_DIRECTION_. Transcribe the listing exactly, leaving out every picture.

_DATA BLOCK_.
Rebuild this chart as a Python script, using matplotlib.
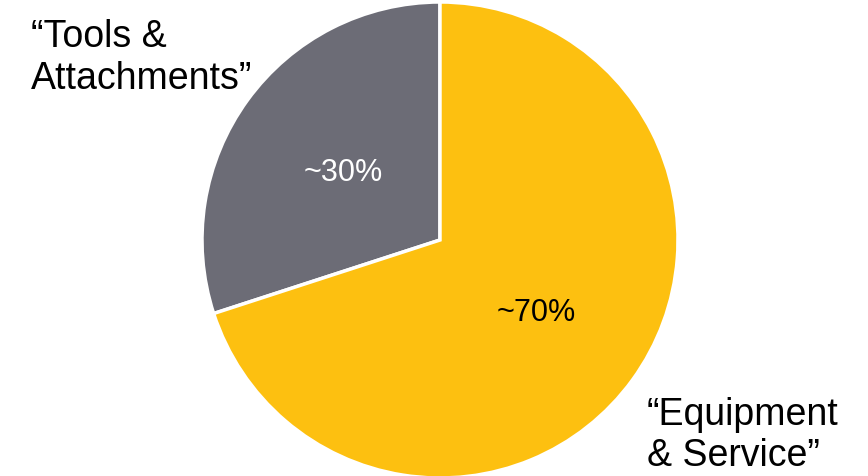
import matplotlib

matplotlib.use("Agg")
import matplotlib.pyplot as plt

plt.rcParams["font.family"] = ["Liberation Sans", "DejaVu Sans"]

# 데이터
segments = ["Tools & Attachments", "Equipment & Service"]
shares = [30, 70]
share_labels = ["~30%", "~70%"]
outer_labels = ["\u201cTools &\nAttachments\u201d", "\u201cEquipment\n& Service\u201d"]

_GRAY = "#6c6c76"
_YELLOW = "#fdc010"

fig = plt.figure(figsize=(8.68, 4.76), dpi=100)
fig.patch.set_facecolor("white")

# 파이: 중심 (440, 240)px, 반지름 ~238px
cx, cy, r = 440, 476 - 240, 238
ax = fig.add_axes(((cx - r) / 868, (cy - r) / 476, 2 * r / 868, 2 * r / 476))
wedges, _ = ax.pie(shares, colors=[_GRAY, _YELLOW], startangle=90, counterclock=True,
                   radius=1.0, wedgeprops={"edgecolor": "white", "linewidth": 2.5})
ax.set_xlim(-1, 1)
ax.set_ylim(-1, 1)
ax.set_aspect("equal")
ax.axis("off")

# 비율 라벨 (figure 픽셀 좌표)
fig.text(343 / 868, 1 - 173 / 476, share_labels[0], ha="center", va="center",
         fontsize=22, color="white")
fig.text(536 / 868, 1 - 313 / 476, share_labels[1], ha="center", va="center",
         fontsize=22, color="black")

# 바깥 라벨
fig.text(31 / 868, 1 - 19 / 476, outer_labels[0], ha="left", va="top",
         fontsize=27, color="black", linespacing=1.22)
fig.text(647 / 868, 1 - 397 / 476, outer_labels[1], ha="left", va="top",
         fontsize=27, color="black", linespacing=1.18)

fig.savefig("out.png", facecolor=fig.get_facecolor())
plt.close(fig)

_RESPONSE TO THE TASK_.
Rebuild this chart as a Python script, using matplotlib.
import matplotlib

matplotlib.use("Agg")
import matplotlib.pyplot as plt

plt.rcParams["font.family"] = ["Liberation Sans", "DejaVu Sans"]

# 데이터
segments = ["Tools & Attachments", "Equipment & Service"]
shares = [30, 70]
share_labels = ["~30%", "~70%"]
outer_labels = ["\u201cTools &\nAttachments\u201d", "\u201cEquipment\n& Service\u201d"]

_GRAY = "#6c6c76"
_YELLOW = "#fdc010"

fig = plt.figure(figsize=(8.68, 4.76), dpi=100)
fig.patch.set_facecolor("white")

# 파이: 중심 (440, 240)px, 반지름 ~238px
cx, cy, r = 440, 476 - 240, 238
ax = fig.add_axes(((cx - r) / 868, (cy - r) / 476, 2 * r / 868, 2 * r / 476))
wedges, _ = ax.pie(shares, colors=[_GRAY, _YELLOW], startangle=90, counterclock=True,
                   radius=1.0, wedgeprops={"edgecolor": "white", "linewidth": 2.5})
ax.set_xlim(-1, 1)
ax.set_ylim(-1, 1)
ax.set_aspect("equal")
ax.axis("off")

# 비율 라벨 (figure 픽셀 좌표)
fig.text(343 / 868, 1 - 173 / 476, share_labels[0], ha="center", va="center",
         fontsize=22, color="white")
fig.text(536 / 868, 1 - 313 / 476, share_labels[1], ha="center", va="center",
         fontsize=22, color="black")

# 바깥 라벨
fig.text(31 / 868, 1 - 19 / 476, outer_labels[0], ha="left", va="top",
         fontsize=27, color="black", linespacing=1.22)
fig.text(647 / 868, 1 - 397 / 476, outer_labels[1], ha="left", va="top",
         fontsize=27, color="black", linespacing=1.18)

fig.savefig("out.png", facecolor=fig.get_facecolor())
plt.close(fig)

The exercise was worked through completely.